American Religious Identification Survey 2008

The American Religious Identification Survey for 2008 was released today. The results are good news for atheists but not so good news for religion in general. As the survey puts it: “The challenge to Christianity in the U.S. does not come from other religions but rather from a rejection of all forms of organized religion”. The “No Religion” group makes up 15% of the population, up by 6.8% from the 1990 survey. An additional 11% didn’t know what religion they are or refused to answer the questions. Only Catholics and Baptists have a higher percentage of the population (15.8% and 25.1% respectively). But even those groups have shown a decline from the 1990 data. Actually most religions showed a decrease in numbers or small gains of 0.5% or less from the 1990 survey group. Those who identify as Christians have fallen from 86% in 1990 to 76% in 2008, a drop of 10%. This correlates well with 24.4% of people who think there is no god or there is no way to be sure or there is a higher power but no personal god. Of the people who identify as Christian, 44.8% (34% of the population) believe themselves to be Born Again or Evangelical Christian. Interestingly, 18% of Catholics identified as such.

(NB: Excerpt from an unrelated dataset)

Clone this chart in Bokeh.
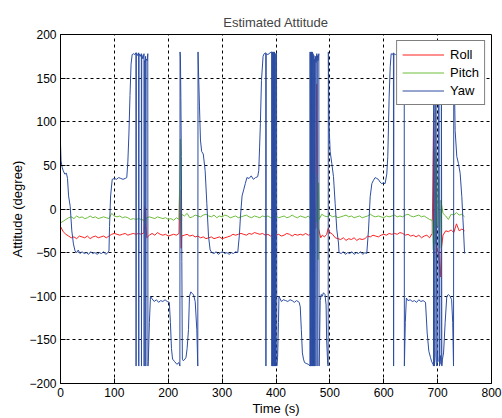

The No Religion group gained in all states, even in the deep south. The New England region, at 22%, has the largest number of people identifying as No Religion followed by the Pacific Region at 20%. The deep South states of AL, KY, MS, TN had the lowest number of No Religion respondants at 10% but even this number is a doubling of the 1990 value of 5%.

A table from USA Today gives a good summary of the data but I would encourage people to look at the actual report.

The survey was based on 54,461 adults and has a margin of error of less than 0.5 percent.